──────── Dataset excerpt ────────

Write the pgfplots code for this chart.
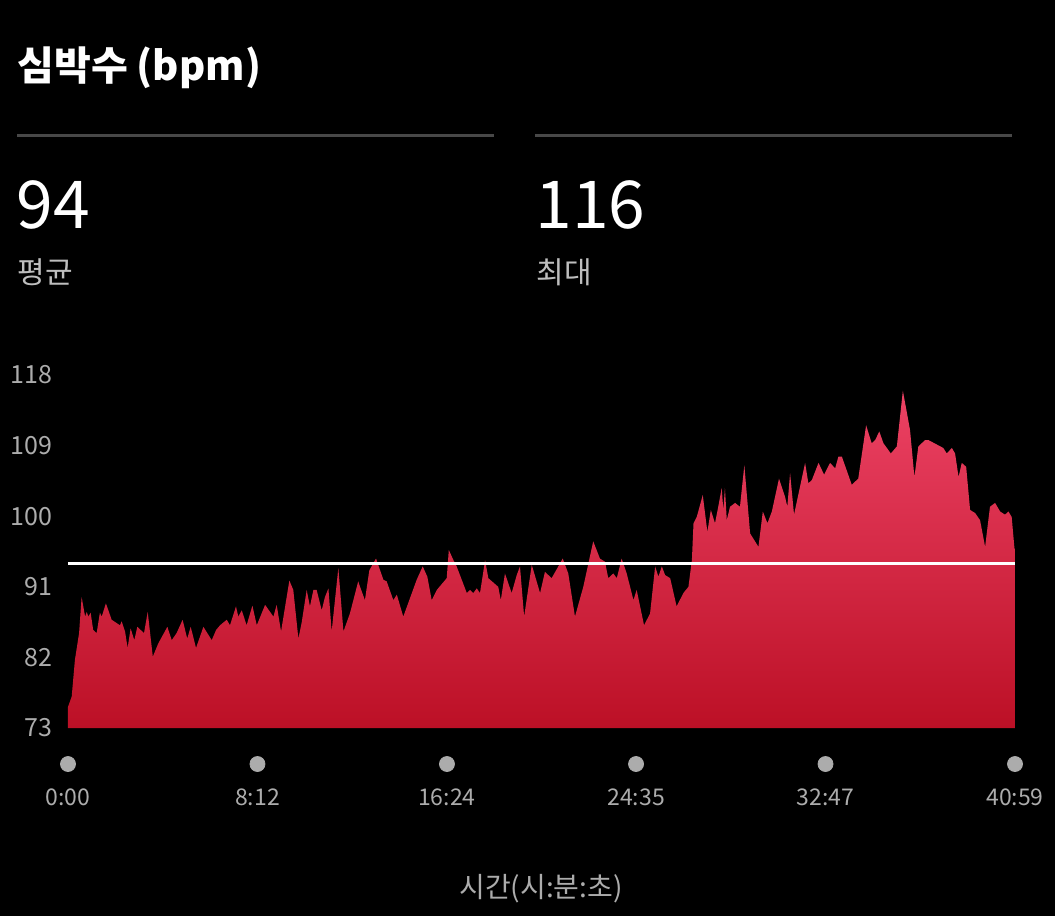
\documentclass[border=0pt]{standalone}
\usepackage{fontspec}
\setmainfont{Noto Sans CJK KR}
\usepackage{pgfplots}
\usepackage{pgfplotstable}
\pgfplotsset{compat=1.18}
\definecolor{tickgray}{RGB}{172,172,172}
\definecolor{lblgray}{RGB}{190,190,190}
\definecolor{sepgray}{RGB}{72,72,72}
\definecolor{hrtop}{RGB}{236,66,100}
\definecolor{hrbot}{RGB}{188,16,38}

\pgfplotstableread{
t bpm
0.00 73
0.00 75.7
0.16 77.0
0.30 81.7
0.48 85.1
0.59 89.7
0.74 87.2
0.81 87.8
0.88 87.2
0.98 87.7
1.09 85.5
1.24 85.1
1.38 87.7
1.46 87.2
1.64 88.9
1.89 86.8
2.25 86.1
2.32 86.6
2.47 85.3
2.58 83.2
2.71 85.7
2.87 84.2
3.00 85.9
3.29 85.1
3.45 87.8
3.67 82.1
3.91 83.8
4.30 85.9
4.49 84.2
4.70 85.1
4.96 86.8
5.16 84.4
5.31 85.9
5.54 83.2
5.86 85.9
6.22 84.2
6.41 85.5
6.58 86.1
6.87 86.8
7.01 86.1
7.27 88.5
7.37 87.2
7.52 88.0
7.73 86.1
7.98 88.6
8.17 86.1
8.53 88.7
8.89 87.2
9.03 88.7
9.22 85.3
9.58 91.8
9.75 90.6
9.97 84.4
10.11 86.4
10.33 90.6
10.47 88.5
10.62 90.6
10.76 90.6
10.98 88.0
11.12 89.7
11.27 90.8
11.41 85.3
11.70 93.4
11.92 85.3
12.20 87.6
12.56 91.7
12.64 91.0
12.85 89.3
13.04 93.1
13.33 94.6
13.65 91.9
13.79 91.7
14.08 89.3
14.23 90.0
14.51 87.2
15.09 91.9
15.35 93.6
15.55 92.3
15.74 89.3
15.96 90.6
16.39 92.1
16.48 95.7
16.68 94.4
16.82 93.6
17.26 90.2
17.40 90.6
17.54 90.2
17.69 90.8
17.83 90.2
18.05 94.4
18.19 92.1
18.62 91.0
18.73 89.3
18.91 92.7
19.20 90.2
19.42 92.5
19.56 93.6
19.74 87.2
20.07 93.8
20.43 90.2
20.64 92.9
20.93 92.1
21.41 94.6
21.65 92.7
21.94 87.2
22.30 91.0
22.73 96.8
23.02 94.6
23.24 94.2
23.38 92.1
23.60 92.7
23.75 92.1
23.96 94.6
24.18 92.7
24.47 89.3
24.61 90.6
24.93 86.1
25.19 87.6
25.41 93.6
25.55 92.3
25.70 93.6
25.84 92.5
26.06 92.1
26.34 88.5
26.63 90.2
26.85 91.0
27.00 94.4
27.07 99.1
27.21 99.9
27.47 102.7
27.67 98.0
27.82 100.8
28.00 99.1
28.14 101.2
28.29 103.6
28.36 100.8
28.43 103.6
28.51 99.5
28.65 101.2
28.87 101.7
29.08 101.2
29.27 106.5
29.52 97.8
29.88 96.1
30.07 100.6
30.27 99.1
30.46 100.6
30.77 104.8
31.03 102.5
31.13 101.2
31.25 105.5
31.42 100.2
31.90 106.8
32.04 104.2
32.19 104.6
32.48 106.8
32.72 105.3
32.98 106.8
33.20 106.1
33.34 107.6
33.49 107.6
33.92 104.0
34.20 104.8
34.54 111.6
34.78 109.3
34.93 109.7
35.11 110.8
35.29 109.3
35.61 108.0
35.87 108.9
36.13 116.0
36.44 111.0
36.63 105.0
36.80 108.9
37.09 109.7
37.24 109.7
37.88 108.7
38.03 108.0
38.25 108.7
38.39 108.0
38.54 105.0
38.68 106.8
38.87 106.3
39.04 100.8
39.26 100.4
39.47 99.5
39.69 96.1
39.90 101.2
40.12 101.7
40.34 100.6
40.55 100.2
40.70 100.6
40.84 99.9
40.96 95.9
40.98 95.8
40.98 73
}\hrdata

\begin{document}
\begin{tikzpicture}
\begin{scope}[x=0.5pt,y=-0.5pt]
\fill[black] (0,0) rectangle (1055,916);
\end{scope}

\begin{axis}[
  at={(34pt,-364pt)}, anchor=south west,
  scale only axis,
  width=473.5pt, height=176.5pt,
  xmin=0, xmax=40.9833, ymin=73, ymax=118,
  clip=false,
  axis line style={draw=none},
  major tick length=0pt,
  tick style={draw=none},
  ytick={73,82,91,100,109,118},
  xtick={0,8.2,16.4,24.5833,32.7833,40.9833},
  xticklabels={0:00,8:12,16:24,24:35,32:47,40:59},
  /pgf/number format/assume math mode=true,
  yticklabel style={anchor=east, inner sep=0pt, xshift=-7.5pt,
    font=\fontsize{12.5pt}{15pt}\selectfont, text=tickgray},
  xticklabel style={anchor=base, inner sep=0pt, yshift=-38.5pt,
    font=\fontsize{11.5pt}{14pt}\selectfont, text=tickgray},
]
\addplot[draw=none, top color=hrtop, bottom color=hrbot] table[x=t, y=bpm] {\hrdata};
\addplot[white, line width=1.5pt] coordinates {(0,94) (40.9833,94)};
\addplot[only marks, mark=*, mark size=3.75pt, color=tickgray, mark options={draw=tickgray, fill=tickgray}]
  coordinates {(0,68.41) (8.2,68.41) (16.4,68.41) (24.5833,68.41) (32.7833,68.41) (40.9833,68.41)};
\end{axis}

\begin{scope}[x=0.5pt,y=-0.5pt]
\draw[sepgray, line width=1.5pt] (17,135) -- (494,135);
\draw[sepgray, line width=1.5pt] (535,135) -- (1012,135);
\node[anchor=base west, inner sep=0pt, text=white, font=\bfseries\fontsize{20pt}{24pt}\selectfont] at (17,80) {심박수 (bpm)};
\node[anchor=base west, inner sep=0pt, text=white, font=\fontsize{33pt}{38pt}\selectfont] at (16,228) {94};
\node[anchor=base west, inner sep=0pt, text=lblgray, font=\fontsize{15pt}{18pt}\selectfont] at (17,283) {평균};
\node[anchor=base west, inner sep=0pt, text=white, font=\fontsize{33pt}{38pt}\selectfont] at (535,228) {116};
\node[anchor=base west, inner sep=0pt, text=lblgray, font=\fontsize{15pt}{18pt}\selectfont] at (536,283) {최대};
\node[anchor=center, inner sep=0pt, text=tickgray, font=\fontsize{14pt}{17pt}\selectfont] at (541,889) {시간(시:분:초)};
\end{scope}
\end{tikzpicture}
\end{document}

────────

• **Set problem**
Using the data above, print every line exactly, omitting pictures.

• **Correct response**
Write the pgfplots code for this chart.
\documentclass[border=0pt]{standalone}
\usepackage{fontspec}
\setmainfont{Noto Sans CJK KR}
\usepackage{pgfplots}
\usepackage{pgfplotstable}
\pgfplotsset{compat=1.18}
\definecolor{tickgray}{RGB}{172,172,172}
\definecolor{lblgray}{RGB}{190,190,190}
\definecolor{sepgray}{RGB}{72,72,72}
\definecolor{hrtop}{RGB}{236,66,100}
\definecolor{hrbot}{RGB}{188,16,38}

\pgfplotstableread{
t bpm
0.00 73
0.00 75.7
0.16 77.0
0.30 81.7
0.48 85.1
0.59 89.7
0.74 87.2
0.81 87.8
0.88 87.2
0.98 87.7
1.09 85.5
1.24 85.1
1.38 87.7
1.46 87.2
1.64 88.9
1.89 86.8
2.25 86.1
2.32 86.6
2.47 85.3
2.58 83.2
2.71 85.7
2.87 84.2
3.00 85.9
3.29 85.1
3.45 87.8
3.67 82.1
3.91 83.8
4.30 85.9
4.49 84.2
4.70 85.1
4.96 86.8
5.16 84.4
5.31 85.9
5.54 83.2
5.86 85.9
6.22 84.2
6.41 85.5
6.58 86.1
6.87 86.8
7.01 86.1
7.27 88.5
7.37 87.2
7.52 88.0
7.73 86.1
7.98 88.6
8.17 86.1
8.53 88.7
8.89 87.2
9.03 88.7
9.22 85.3
9.58 91.8
9.75 90.6
9.97 84.4
10.11 86.4
10.33 90.6
10.47 88.5
10.62 90.6
10.76 90.6
10.98 88.0
11.12 89.7
11.27 90.8
11.41 85.3
11.70 93.4
11.92 85.3
12.20 87.6
12.56 91.7
12.64 91.0
12.85 89.3
13.04 93.1
13.33 94.6
13.65 91.9
13.79 91.7
14.08 89.3
14.23 90.0
14.51 87.2
15.09 91.9
15.35 93.6
15.55 92.3
15.74 89.3
15.96 90.6
16.39 92.1
16.48 95.7
16.68 94.4
16.82 93.6
17.26 90.2
17.40 90.6
17.54 90.2
17.69 90.8
17.83 90.2
18.05 94.4
18.19 92.1
18.62 91.0
18.73 89.3
18.91 92.7
19.20 90.2
19.42 92.5
19.56 93.6
19.74 87.2
20.07 93.8
20.43 90.2
20.64 92.9
20.93 92.1
21.41 94.6
21.65 92.7
21.94 87.2
22.30 91.0
22.73 96.8
23.02 94.6
23.24 94.2
23.38 92.1
23.60 92.7
23.75 92.1
23.96 94.6
24.18 92.7
24.47 89.3
24.61 90.6
24.93 86.1
25.19 87.6
25.41 93.6
25.55 92.3
25.70 93.6
25.84 92.5
26.06 92.1
26.34 88.5
26.63 90.2
26.85 91.0
27.00 94.4
27.07 99.1
27.21 99.9
27.47 102.7
27.67 98.0
27.82 100.8
28.00 99.1
28.14 101.2
28.29 103.6
28.36 100.8
28.43 103.6
28.51 99.5
28.65 101.2
28.87 101.7
29.08 101.2
29.27 106.5
29.52 97.8
29.88 96.1
30.07 100.6
30.27 99.1
30.46 100.6
30.77 104.8
31.03 102.5
31.13 101.2
31.25 105.5
31.42 100.2
31.90 106.8
32.04 104.2
32.19 104.6
32.48 106.8
32.72 105.3
32.98 106.8
33.20 106.1
33.34 107.6
33.49 107.6
33.92 104.0
34.20 104.8
34.54 111.6
34.78 109.3
34.93 109.7
35.11 110.8
35.29 109.3
35.61 108.0
35.87 108.9
36.13 116.0
36.44 111.0
36.63 105.0
36.80 108.9
37.09 109.7
37.24 109.7
37.88 108.7
38.03 108.0
38.25 108.7
38.39 108.0
38.54 105.0
38.68 106.8
38.87 106.3
39.04 100.8
39.26 100.4
39.47 99.5
39.69 96.1
39.90 101.2
40.12 101.7
40.34 100.6
40.55 100.2
40.70 100.6
40.84 99.9
40.96 95.9
40.98 95.8
40.98 73
}\hrdata

\begin{document}
\begin{tikzpicture}
\begin{scope}[x=0.5pt,y=-0.5pt]
\fill[black] (0,0) rectangle (1055,916);
\end{scope}

\begin{axis}[
  at={(34pt,-364pt)}, anchor=south west,
  scale only axis,
  width=473.5pt, height=176.5pt,
  xmin=0, xmax=40.9833, ymin=73, ymax=118,
  clip=false,
  axis line style={draw=none},
  major tick length=0pt,
  tick style={draw=none},
  ytick={73,82,91,100,109,118},
  xtick={0,8.2,16.4,24.5833,32.7833,40.9833},
  xticklabels={0:00,8:12,16:24,24:35,32:47,40:59},
  /pgf/number format/assume math mode=true,
  yticklabel style={anchor=east, inner sep=0pt, xshift=-7.5pt,
    font=\fontsize{12.5pt}{15pt}\selectfont, text=tickgray},
  xticklabel style={anchor=base, inner sep=0pt, yshift=-38.5pt,
    font=\fontsize{11.5pt}{14pt}\selectfont, text=tickgray},
]
\addplot[draw=none, top color=hrtop, bottom color=hrbot] table[x=t, y=bpm] {\hrdata};
\addplot[white, line width=1.5pt] coordinates {(0,94) (40.9833,94)};
\addplot[only marks, mark=*, mark size=3.75pt, color=tickgray, mark options={draw=tickgray, fill=tickgray}]
  coordinates {(0,68.41) (8.2,68.41) (16.4,68.41) (24.5833,68.41) (32.7833,68.41) (40.9833,68.41)};
\end{axis}

\begin{scope}[x=0.5pt,y=-0.5pt]
\draw[sepgray, line width=1.5pt] (17,135) -- (494,135);
\draw[sepgray, line width=1.5pt] (535,135) -- (1012,135);
\node[anchor=base west, inner sep=0pt, text=white, font=\bfseries\fontsize{20pt}{24pt}\selectfont] at (17,80) {심박수 (bpm)};
\node[anchor=base west, inner sep=0pt, text=white, font=\fontsize{33pt}{38pt}\selectfont] at (16,228) {94};
\node[anchor=base west, inner sep=0pt, text=lblgray, font=\fontsize{15pt}{18pt}\selectfont] at (17,283) {평균};
\node[anchor=base west, inner sep=0pt, text=white, font=\fontsize{33pt}{38pt}\selectfont] at (535,228) {116};
\node[anchor=base west, inner sep=0pt, text=lblgray, font=\fontsize{15pt}{18pt}\selectfont] at (536,283) {최대};
\node[anchor=center, inner sep=0pt, text=tickgray, font=\fontsize{14pt}{17pt}\selectfont] at (541,889) {시간(시:분:초)};
\end{scope}
\end{tikzpicture}
\end{document}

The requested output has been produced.